Chapter 12 - Multi-degree-of-freedom systems: Free vibrations

Abstract

In this chapter, the free vibrations of MDOF systems are discussed. First, the undamped free vibrations are studied. The relevant eigenvalue problem is formulated and its solution is presented to obtain the eigenfrequencies (natural frequencies) and eigenmodes (mode shapes). The standard as well the generalized linear eigenvalue problems are in-depth studied and the conditions imposed on the mass and stiffness matrices, which ensure positive eigenfrequencies, are elucidated. The orthogonality properties of the eigenmodes are derived for distinct as well as multiple eigenfrequencies and their application to the decoupling of the equations of motion is presented.
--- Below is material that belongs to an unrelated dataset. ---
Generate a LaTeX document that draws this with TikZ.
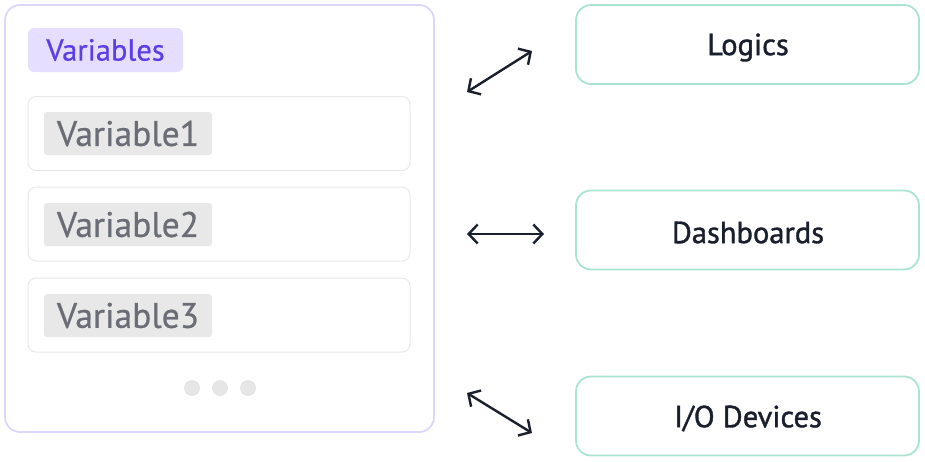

The Rayleigh method for the approximate computation of the eigenfrequencies is discussed and the properties of the Rayleigh quotient are studied. The damped free vibrations are also discussed and the solution of the ensuing quadratic eigenvalue problem is presented. The free vibration problem for undamped and damped vibrations is solved using the mode superposition method. The concept of proportional damping is introduced, its usefulness in the analysis of the damped free vibrations of structures is demonstrated, and methods for its construction are presented. All presented material is illustrated by appropriately chosen examples. The pertinent bibliography with recommended references for further study is also included. The chapter is enriched with problems to be solved.